Oil vital to clutch performance
Motor oil plays a vital role in both areas.
The formulation influences the dynamic friction you experience, which is best thought of as clutch feel.
Oils with incorrect frictional properties can result in inconsistent, or “loose,” clutch feel. This negatively affects your ability to confidently pull away from a red light without the bike cutting out, or start quickly and grab the holeshot in a race.
The oil also contributes to the holding power, or static friction, between the plates once the clutch lever has been let all the way out and you’re riding.
Oils with incorrect frictional properties can allow the plates to slip in some circumstances, which you’ll feel as lost power to the ground.
A powerful V-twin riding up a hill, for example, can generate sufficient load to cause the clutch plates to slip and the bike to surge.
The oil’s additive chemistry has the greatest effect on performance. Friction modifiers, added to some passenger car/light truck motor oils to maximize fuel economy, can decrease the coefficient of friction within the clutch pack and result in excessive slippage. Extreme-pressure additives, commonly used in gear lubes to protect against shock loads and intense pressures, can cause excessive clutch slippage and related damage.

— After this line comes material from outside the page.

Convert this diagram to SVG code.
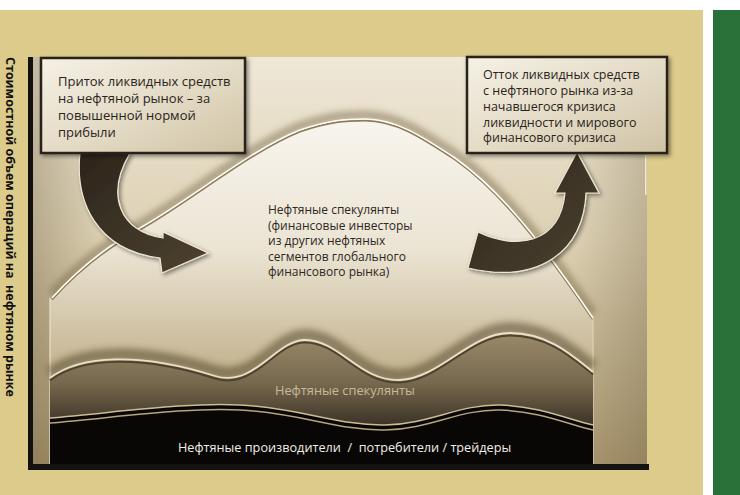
<svg xmlns="http://www.w3.org/2000/svg" width="740" height="495" viewBox="0 0 740 495">
<style>
.bx{font-family:"Open Sans","Noto Sans","Liberation Sans",sans-serif;font-size:13px;fill:#2a241c}
.bx2{font-family:"Open Sans","Noto Sans","Liberation Sans",sans-serif;font-size:12.5px;fill:#2a241c}
.ct{font-family:"Open Sans","Noto Sans","Liberation Sans",sans-serif;font-size:12px;fill:#2d271e}
.mt{font-family:"Open Sans","Noto Sans","Liberation Sans",sans-serif;font-size:12.8px;fill:#c9b998}
.bt{font-family:"Open Sans","Noto Sans","Liberation Sans",sans-serif;font-size:12.7px;fill:#f2eee6;white-space:pre}
.vt{font-family:"Open Sans","Noto Sans","Liberation Sans",sans-serif;font-size:12.5px;font-weight:bold;fill:#111;white-space:pre}
.boxr{fill:url(#boxg);stroke:#2b2418;stroke-width:2.5}
.arr{fill:url(#arrg);stroke:#efe7d2;stroke-width:1.2}
</style>
<defs>
<linearGradient id="bg" x1="0" y1="0" x2="0" y2="1">
<stop offset="0" stop-color="#efe8d8"/><stop offset="0.45" stop-color="#dcd0b2"/><stop offset="1" stop-color="#a8966f"/>
</linearGradient>
<linearGradient id="vign" x1="0" y1="0" x2="1" y2="0">
<stop offset="0" stop-color="#5a4a2a" stop-opacity="0.3"/><stop offset="0.12" stop-color="#5a4a2a" stop-opacity="0"/><stop offset="0.88" stop-color="#5a4a2a" stop-opacity="0"/><stop offset="1" stop-color="#5a4a2a" stop-opacity="0.25"/>
</linearGradient>
<linearGradient id="bellg" x1="0" y1="0" x2="0" y2="1">
<stop offset="0" stop-color="#f8f5ee"/><stop offset="0.5" stop-color="#ebe4d3"/><stop offset="1" stop-color="#bfae88"/>
</linearGradient>
<linearGradient id="midg" x1="0" y1="0" x2="0" y2="1">
<stop offset="0" stop-color="#9a8a6a"/><stop offset="0.55" stop-color="#76684d"/><stop offset="1" stop-color="#3c3327"/>
</linearGradient>
<linearGradient id="boxg" x1="0" y1="0" x2="1" y2="1">
<stop offset="0" stop-color="#f5f1e6"/><stop offset="0.55" stop-color="#e3dac4"/><stop offset="1" stop-color="#cfc3a5"/>
</linearGradient>
<linearGradient id="arrg" x1="0" y1="0" x2="1" y2="1">
<stop offset="0" stop-color="#2c251b"/><stop offset="1" stop-color="#4d4230"/>
</linearGradient>
<filter id="blur" x="-10%" y="-30%" width="120%" height="160%"><feGaussianBlur stdDeviation="3"/></filter>
<filter id="sh" x="-10%" y="-10%" width="125%" height="130%"><feDropShadow dx="2" dy="2" stdDeviation="2" flood-color="#000" flood-opacity="0.45"/></filter>
<path id="bellc" d="M52,298 C70,278 100,250 140,228 C190,200 250,150 300,130 C330,120 345,119 365,119 C395,119 420,135 455,158 C500,190 540,240 593,318"/>
<path id="wave1" d="M50,378 C80,355 140,352 215,376 C255,388 275,340 305,340 C340,340 360,382 400,380 C440,378 470,333 510,333 C550,333 575,358 593,372"/>
<path id="wave2" d="M50,418 C120,412 190,402 240,405 C300,408 340,426 385,425 C430,424 460,404 500,405 C540,406 570,420 593,425"/>
</defs>
<rect x="0" y="0" width="740" height="495" fill="#ffffff"/>
<rect x="0" y="10" width="703" height="485" fill="#dccb8b"/>
<rect x="713" y="10" width="27" height="485" fill="#2a7139"/>
<g id="picture">
<rect x="32" y="57" width="615" height="410" fill="url(#bg)"/>
<rect x="32" y="57" width="615" height="410" fill="url(#vign)"/>
<use href="#bellc" fill="none" stroke="#6b5a3a" stroke-opacity="0.45" stroke-width="9" filter="url(#blur)" transform="translate(0,-4)"/>
<path d="M50,300 L52,298 C70,278 100,250 140,228 C190,200 250,150 300,130 C330,120 345,119 365,119 C395,119 420,135 455,158 C500,190 540,240 593,318 L593,382 L50,382 Z" fill="url(#bellg)"/>
<use href="#bellc" fill="none" stroke="#8c7a58" stroke-width="2" transform="translate(0,1.5)"/>
<use href="#bellc" fill="none" stroke="#fffdf6" stroke-width="1.6"/>
<line x1="50" y1="298" x2="50" y2="466" stroke="#ece2c8" stroke-width="1.2"/>
<line x1="593" y1="318" x2="593" y2="466" stroke="#e0d4b6" stroke-width="1.2"/>
<rect x="645" y="155" width="1.5" height="40" fill="#f0e8d2"/>
</g>
<g id="layer-speculators-top">
<use href="#wave1" fill="none" stroke="#4a3c24" stroke-opacity="0.5" stroke-width="12" filter="url(#blur)" transform="translate(0,-5)"/>
<path d="M50,378 C80,355 140,352 215,376 C255,388 275,340 305,340 C340,340 360,382 400,380 C440,378 470,333 510,333 C550,333 575,358 593,372 L593,425 C570,420 540,406 500,405 C460,404 430,424 385,425 C340,426 300,408 240,405 C190,402 120,412 50,418 Z" fill="url(#midg)"/>
<use href="#wave1" fill="none" stroke="#4f4330" stroke-width="2" transform="translate(0,2.5)"/>
<use href="#wave1" fill="none" stroke="#ebe1c8" stroke-width="1.8"/>
<text class="mt" x="275" y="395">Нефтяные спекулянты</text>
</g>
<g id="layer-producers">
<path d="M50,418 C120,412 190,402 240,405 C300,408 340,426 385,425 C430,424 460,404 500,405 C540,406 570,420 593,425 L593,466 L50,466 Z" fill="#090706"/>
<use href="#wave2" fill="none" stroke="#cdbb94" stroke-width="1.5"/>
<use href="#wave2" fill="none" stroke="#b5a47e" stroke-width="1.5" transform="translate(0,5)"/>
<rect x="28" y="464" width="621" height="6" fill="#141210"/>
<rect x="28" y="57" width="5" height="413" fill="#141210"/>
<text class="bt" x="178" y="452">Нефтяные производители  /  потребители / трейдеры</text>
</g>
<g id="center-label">
<text class="ct" x="268" y="214">Нефтяные спекулянты</text>
<text class="ct" x="268" y="229.5">(финансовые инвесторы</text>
<text class="ct" x="268" y="245">из других нефтяных</text>
<text class="ct" x="268" y="260.5">сегментов глобального</text>
<text class="ct" x="268" y="276">финансового рынка)</text>
</g>
<g id="connectors">
<path class="arr" filter="url(#sh)" d="M80,153 C75,200 95,250 160,258 L162,273 L208,253 L163,232 L163,238 C120,232 105,195 130,153 Z"/>
<path class="arr" filter="url(#sh)" d="M478,232 C515,250 560,245 565,193 L555,193 L577,152 L599,193 L586,193 C584,250 540,285 468,268 Z"/>
</g>
<g id="box-inflow">
<rect class="boxr" filter="url(#sh)" x="41" y="58" width="204" height="95"/>
<text class="bx" x="58" y="86">Приток ликвидных средств</text>
<text class="bx" x="58" y="103">на нефтяной рынок – за</text>
<text class="bx" x="58" y="120">повышенной нормой</text>
<text class="bx" x="58" y="137">прибыли</text>
</g>
<g id="box-outflow">
<rect class="boxr" filter="url(#sh)" x="467" y="57" width="200" height="96"/>
<text class="bx2" x="483" y="79">Отток ликвидных средств</text>
<text class="bx2" x="483" y="95">с нефтяного рынка из-за</text>
<text class="bx2" x="483" y="111">начавшегося кризиса</text>
<text class="bx2" x="483" y="126.5">ликвидности и мирового</text>
<text class="bx2" x="483" y="142">финансового кризиса</text>
</g>
<g id="axis-label">
<text class="vt" transform="translate(6,57) rotate(90)">Стоимостной объем операций на  нефтяном рынке</text>
</g>
</svg>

Best motorcycle oil for a wet clutch
The key is to use a lubricant specifically formulated for wet clutches, such as AMSOIL synthetic motorcycle and dirt bike oils.
They contain no friction modifiers or extreme-pressure additives. They’re dialed-in with the correct frictional properties to promote smooth shifts and consistent clutch feel while guarding against wear for long clutch life.
Using the best oil for a motorcycle or dirt bike wet clutch will help you focus on riding instead of wasting time on unplanned maintenance.